The SSG said it had notified the EU observation mission and other international monitoring bodies, and added that ‘all existing mechanisms have been implemented to release illegally detained Georgian citizens in the shortest possible time’.
The SSG cast the blame for the incident on Russian troops monitoring the region.
The information was corroborated by South Ossetia’s security services, the KGB, which named the three individuals on Tuesday — 71-year-old Tariel Tenadze, 46-year-old Tariel Tenadze (assumed to be Tenadze’s son), and 39-year-old Leonid Tenadze.
The KGB also confirmed that the three were residents of Plavismani, and said they had been detained for illegally crossing into South Ossetia.
In addition, the KGB said that the elder Tariel Tenadze had been released because he was ‘experiencing serious health problems’.
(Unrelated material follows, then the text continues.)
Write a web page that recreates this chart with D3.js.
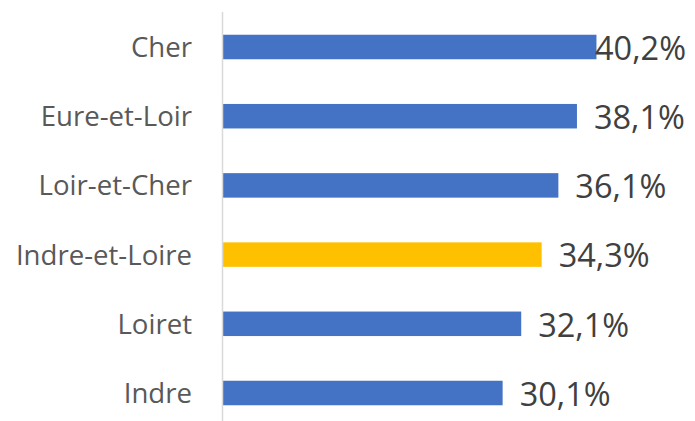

Detentions and other incidents involving Georgian citizens and Russian troops in or near South Ossetia are not an infrequent occurrence.
In November 2023, Russian troops stationed in South Ossetia shot and killed Georgian national Tamaz Ginturi and arrested Levan Dotiashvili.
Within hours of the incident, the KGB said that the pair were ‘intoxicated’ and had resisted arrest ‘with an axe’. The KGB also accused the men of attempting to ‘run over a border guard’ while attempting to flee, stating that Ginturi was injured as Russian border guards opened fire at the vehicle in an attempt to shoot out its tires.
‘As a result, one of the violators was seriously injured and was transferred to Georgia for emergency medical care, and the second was detained’, the official statement read.
Dotiashvili was later released.
Then-Prime Minister Irakli Gharibashvili condemned the incident, calling on the international community to react to the fatal incident. He also called on the South Ossetian authorities to ‘cooperate with all parties in order to identify and punish the culprit’.
For ease of reading, we choose not to use qualifiers such as ‘de facto’, ‘unrecognised’, or ‘partially recognised’ when discussing institutions or political positions within Abkhazia, Nagorno-Karabakh, and South Ossetia. This does not imply a position on their status.